Supply chain problems are often the first domino in the chain reaction of inefficiency in the field. For example, it is integral in ensuring the field service organization has the right parts in the right place at the right time. A technician is less productive when they have to wait for a part to arrive on-site to fix the installed product. The First time Fix rate is severely impacted if the right parts are unavailable, and customer satisfaction and NPS scores will go down because the FSE is unable to fix their problem. It’s also one of the main reasons field service management tools have been at the forefront of field service digitization.

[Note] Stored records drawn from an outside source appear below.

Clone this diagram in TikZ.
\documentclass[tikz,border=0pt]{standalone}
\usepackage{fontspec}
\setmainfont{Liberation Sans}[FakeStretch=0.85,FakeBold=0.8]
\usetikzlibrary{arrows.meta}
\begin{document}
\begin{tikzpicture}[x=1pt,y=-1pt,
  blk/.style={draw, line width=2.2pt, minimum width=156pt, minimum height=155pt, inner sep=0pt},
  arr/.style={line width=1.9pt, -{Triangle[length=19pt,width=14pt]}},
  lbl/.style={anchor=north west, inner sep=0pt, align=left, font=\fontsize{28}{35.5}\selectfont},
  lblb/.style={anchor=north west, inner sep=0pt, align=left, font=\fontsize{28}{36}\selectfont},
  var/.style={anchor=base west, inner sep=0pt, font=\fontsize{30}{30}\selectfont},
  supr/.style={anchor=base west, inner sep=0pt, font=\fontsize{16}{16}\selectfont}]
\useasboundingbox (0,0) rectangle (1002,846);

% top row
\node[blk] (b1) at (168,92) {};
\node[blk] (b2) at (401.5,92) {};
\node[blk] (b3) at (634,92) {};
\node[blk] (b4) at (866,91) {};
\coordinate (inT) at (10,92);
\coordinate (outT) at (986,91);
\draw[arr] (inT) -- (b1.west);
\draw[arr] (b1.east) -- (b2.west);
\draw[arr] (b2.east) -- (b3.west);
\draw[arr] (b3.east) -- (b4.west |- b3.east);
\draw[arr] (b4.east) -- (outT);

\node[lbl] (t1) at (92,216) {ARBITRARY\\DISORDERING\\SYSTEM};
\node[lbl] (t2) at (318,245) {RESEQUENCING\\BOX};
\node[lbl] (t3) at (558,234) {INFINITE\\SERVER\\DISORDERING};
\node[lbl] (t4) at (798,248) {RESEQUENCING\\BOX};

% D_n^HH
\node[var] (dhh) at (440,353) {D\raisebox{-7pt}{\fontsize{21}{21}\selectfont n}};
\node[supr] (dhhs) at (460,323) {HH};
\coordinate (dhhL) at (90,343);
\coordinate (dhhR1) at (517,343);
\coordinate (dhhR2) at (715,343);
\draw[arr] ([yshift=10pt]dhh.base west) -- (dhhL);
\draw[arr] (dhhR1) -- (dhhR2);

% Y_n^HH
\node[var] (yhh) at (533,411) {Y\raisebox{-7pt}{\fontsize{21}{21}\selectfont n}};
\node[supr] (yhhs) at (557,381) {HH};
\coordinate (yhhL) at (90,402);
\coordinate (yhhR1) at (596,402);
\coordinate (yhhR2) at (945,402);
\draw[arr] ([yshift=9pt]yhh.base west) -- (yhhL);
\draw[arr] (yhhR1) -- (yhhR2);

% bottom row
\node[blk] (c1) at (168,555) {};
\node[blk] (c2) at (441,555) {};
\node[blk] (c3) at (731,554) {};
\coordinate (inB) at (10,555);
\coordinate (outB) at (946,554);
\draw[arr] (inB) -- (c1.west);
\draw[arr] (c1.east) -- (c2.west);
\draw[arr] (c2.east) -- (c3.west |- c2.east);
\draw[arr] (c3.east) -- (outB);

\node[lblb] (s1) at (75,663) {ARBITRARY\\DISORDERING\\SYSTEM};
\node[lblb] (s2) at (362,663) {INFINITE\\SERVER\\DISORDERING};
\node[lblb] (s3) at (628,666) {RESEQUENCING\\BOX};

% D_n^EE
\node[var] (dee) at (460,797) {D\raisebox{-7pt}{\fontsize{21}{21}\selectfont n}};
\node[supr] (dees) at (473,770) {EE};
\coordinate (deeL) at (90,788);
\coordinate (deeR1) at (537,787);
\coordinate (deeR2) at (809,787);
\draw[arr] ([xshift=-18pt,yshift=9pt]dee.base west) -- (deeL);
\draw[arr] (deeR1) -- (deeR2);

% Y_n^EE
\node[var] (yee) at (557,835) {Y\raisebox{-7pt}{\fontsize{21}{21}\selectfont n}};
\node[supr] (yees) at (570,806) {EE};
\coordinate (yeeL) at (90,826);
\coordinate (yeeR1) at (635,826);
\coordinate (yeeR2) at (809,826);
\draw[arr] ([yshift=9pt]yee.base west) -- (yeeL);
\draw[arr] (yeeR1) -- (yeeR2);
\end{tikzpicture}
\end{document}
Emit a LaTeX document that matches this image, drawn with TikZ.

Also, we may not actually be that far away from autonomous trucks. Alphabet subsidiary Waymo is increasing live testing of its driverless truck in the US. As NBC reports, this is being lined up as a potential solution in improving delivery efficiencies, while also filling the gap in truck driver vacancies. Trials are already underway between Phoenix and Tuscan, Arizona. Yet critics of driverless trucks say machines can’t use human judgement when it comes to weather or apply all the necessary checks, such as pre-trip inspections, load securements or opening and latching trailer doors. Just like an airplane, they want someone there.

The technology may make the profession more appealing. According to Redwood Logistics, this could also actually improve the image of the industry to potential young recruits. But it needs a solid digital foundation. Optimization of the supply chain will be impossible without data and analytics, whether it’s a human driver or a robot. 

But one thing is clear; 2022 has to be the year of transformation. It is also the Chinese Year of the Tiger. While its characteristics – bravery, competitiveness and confidence – are admirable, it is also unpredictable. For supply chains to manage truck driver shortages efficiently and meet the demands of customers, they would be better off relying on the data than the zodiac.